|Aelita Andre - Four Year Old Prodigy (not mine!)|
"Do not spill your thimble-full of finger paint!". Say that ten times, I dare you. With tongue-twisting skills like these, little wonder I birthed a prodigy of my own, of the existential philosopher variety.
Tonight's dinner time question was "What does it feel like to be dead?", but Little Bear's most common question is "Does that exist?". He's trying to figure out where the line is drawn between reality and fantasy, and asks this in relation to anything from monsters, angels, knights in armour, the Easter story, jellyfish and fairies to ghosts. These things have pretty straightforward answers - they either definitively do, definitively don't or nobody knows so you can just decide (and I'll let you decide which falls into which category). But things start to get complicated when he points to representations (or misrepresentations) of things in photographs, magazines, billboard ads, films, TV programs and illustrations. I find myself embarking on lengthy attempts to demystify the film industry ("That's an actor darling, pretending to be someone else, telling an imaginary story that was written by a writer, filmed by a cameraman" etc) or the advertising industry ("That's a photo of something real, photo-shopped by a graphic designer and made into something pretty unreal" etc), but my responses always fall short of his complete satisfaction.
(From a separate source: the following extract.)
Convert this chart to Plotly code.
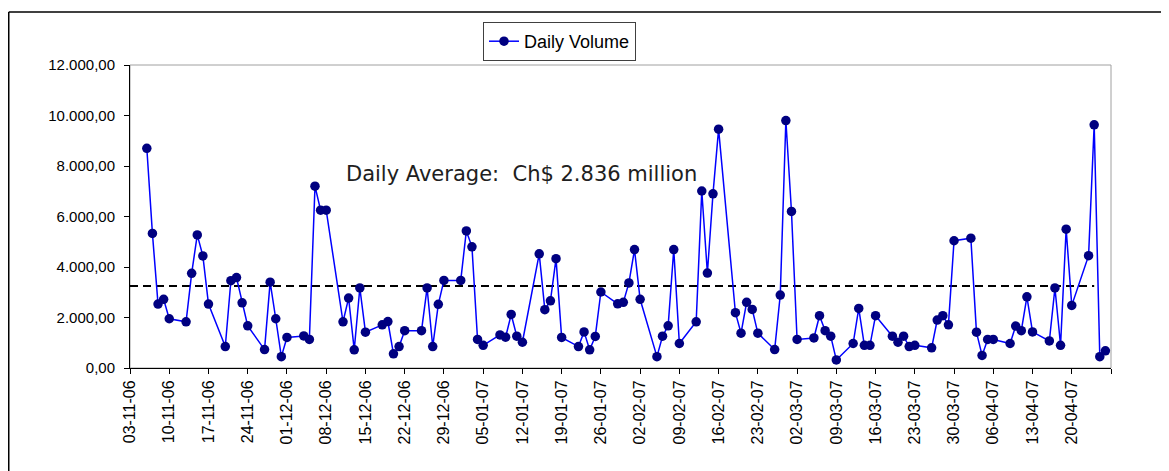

We went to the Instituto Moreira Salles recently (our default rainy day in Rio routine) to see an exhibition of video portraits by Robert Wilson. We're talking high-res flat screens with what appear to be stills of celebrities, until you notice that parts of the picture change. Little Bear was completely entranced (so was I by the way, especially by the work featuring Brad Pitt in his underpants ) and of course he asked 'Do they really exist?". My explanation was that yes, it was a real person who really exists, and this was a video of them. When little bear wondered 'How do they eat?' I realised that he thought the people were actually stuck in a box up on the wall, behind a glass screen. And why not?
That's what is so genius about all four year old kids; their total ignorance. They haven't got a clue about what is likely to be real, what is clearly not, or any of the practical reasons why Brad Pitt wouldn't really be stuck in a box in the gallery. They don't know how things should or shouldn't be done, and no concept of any of the boundaries that separate their imaginations from the world around them. It must be magical living in a world where everything seems possible - including four year olds having their own gallery shows. Prodigies or not, they have a lot to teach us...not least that it's okay to for them to get paint all over their pretty clothes.